**TASK GOAL**
The lines below are to be quoted exactly, from the first through the one that contains "afp_without_cp_gap = [57.4, 55.9, 55.1, 54.1, 53.3, 51.7]".

**DATA SHOWN**
▼
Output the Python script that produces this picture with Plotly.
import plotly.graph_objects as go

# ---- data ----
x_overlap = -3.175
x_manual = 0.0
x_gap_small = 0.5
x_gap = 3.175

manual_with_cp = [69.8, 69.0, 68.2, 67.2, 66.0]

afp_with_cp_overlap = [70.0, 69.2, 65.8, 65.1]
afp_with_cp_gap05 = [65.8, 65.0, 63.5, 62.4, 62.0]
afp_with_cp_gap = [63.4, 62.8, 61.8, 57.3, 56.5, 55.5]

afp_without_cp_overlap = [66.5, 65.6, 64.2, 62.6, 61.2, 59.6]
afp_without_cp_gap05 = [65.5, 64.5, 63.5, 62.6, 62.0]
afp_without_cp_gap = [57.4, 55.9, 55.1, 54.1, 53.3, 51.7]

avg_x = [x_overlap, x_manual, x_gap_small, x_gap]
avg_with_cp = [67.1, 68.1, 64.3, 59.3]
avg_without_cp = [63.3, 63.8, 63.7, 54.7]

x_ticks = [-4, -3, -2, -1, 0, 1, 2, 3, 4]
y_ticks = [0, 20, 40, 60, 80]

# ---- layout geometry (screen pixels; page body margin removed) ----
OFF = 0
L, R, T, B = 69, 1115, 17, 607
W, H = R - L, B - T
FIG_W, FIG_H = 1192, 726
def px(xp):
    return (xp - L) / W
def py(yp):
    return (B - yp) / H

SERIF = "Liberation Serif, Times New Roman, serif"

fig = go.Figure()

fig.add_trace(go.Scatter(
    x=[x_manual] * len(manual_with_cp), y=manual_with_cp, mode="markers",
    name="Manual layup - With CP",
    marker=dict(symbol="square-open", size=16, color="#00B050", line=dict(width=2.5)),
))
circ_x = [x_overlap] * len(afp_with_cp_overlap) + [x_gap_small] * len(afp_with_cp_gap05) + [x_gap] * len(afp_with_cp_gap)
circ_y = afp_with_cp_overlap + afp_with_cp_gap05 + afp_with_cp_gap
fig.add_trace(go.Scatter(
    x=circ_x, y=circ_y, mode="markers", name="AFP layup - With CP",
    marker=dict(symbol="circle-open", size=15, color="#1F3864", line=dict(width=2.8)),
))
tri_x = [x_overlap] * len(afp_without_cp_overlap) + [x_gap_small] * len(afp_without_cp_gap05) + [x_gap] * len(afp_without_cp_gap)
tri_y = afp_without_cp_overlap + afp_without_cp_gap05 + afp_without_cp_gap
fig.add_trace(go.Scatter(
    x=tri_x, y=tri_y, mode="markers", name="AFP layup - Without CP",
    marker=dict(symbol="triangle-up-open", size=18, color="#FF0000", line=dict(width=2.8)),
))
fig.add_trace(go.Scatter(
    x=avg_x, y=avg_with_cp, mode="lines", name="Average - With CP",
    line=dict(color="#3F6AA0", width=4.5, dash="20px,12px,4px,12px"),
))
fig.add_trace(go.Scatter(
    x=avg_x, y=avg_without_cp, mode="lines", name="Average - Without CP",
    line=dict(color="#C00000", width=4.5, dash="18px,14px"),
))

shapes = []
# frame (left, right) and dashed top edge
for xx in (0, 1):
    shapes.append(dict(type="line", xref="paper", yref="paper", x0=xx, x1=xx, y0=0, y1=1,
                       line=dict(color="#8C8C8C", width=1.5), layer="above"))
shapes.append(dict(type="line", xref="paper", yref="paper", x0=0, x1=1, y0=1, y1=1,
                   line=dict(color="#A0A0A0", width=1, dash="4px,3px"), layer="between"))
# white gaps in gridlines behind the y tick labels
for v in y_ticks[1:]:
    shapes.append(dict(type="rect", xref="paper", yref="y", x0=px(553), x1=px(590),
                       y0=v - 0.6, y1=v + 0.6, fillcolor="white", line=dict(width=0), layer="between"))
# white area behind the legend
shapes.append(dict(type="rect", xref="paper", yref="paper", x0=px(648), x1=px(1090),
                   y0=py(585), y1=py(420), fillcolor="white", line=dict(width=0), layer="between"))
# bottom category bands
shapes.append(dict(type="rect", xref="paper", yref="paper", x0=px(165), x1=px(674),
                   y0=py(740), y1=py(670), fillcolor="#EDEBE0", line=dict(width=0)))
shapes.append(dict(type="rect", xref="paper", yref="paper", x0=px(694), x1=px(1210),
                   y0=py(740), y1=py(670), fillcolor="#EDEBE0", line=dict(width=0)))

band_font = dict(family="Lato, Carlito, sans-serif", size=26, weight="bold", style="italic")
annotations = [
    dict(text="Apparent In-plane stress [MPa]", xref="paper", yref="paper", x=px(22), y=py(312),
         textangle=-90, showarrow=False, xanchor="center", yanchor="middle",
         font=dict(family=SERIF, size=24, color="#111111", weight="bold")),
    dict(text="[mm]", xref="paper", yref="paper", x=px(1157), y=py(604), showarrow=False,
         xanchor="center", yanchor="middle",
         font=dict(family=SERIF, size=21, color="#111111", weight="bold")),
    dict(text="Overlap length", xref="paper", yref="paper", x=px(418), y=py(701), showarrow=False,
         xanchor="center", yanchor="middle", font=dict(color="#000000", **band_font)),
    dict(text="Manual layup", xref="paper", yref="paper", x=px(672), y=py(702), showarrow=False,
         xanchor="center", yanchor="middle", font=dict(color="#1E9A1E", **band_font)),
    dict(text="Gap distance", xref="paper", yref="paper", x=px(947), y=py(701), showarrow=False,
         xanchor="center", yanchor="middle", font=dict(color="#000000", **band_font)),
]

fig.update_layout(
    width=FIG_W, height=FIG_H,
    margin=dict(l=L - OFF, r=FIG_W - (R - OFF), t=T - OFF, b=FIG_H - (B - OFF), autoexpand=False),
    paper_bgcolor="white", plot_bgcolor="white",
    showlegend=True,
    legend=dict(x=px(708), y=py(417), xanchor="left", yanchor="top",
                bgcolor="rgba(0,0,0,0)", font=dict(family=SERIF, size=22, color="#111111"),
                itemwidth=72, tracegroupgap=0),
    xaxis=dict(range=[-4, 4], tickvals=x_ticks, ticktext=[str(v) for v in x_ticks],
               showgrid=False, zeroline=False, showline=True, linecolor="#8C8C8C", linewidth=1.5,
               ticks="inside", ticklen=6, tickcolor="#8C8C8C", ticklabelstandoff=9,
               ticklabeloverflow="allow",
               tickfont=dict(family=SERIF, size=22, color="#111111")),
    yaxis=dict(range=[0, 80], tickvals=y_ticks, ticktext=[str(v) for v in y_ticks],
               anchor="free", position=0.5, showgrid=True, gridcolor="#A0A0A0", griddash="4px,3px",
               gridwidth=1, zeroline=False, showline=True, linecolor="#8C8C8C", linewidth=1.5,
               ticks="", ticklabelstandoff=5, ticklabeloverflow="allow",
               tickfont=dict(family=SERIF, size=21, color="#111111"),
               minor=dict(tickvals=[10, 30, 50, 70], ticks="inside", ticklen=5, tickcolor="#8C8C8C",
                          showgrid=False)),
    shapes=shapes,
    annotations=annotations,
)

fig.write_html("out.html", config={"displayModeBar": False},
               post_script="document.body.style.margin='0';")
▲
**FINAL RESULT**
Output the Python script that produces this picture with Plotly.
import plotly.graph_objects as go

# ---- data ----
x_overlap = -3.175
x_manual = 0.0
x_gap_small = 0.5
x_gap = 3.175

manual_with_cp = [69.8, 69.0, 68.2, 67.2, 66.0]

afp_with_cp_overlap = [70.0, 69.2, 65.8, 65.1]
afp_with_cp_gap05 = [65.8, 65.0, 63.5, 62.4, 62.0]
afp_with_cp_gap = [63.4, 62.8, 61.8, 57.3, 56.5, 55.5]

afp_without_cp_overlap = [66.5, 65.6, 64.2, 62.6, 61.2, 59.6]
afp_without_cp_gap05 = [65.5, 64.5, 63.5, 62.6, 62.0]
afp_without_cp_gap = [57.4, 55.9, 55.1, 54.1, 53.3, 51.7]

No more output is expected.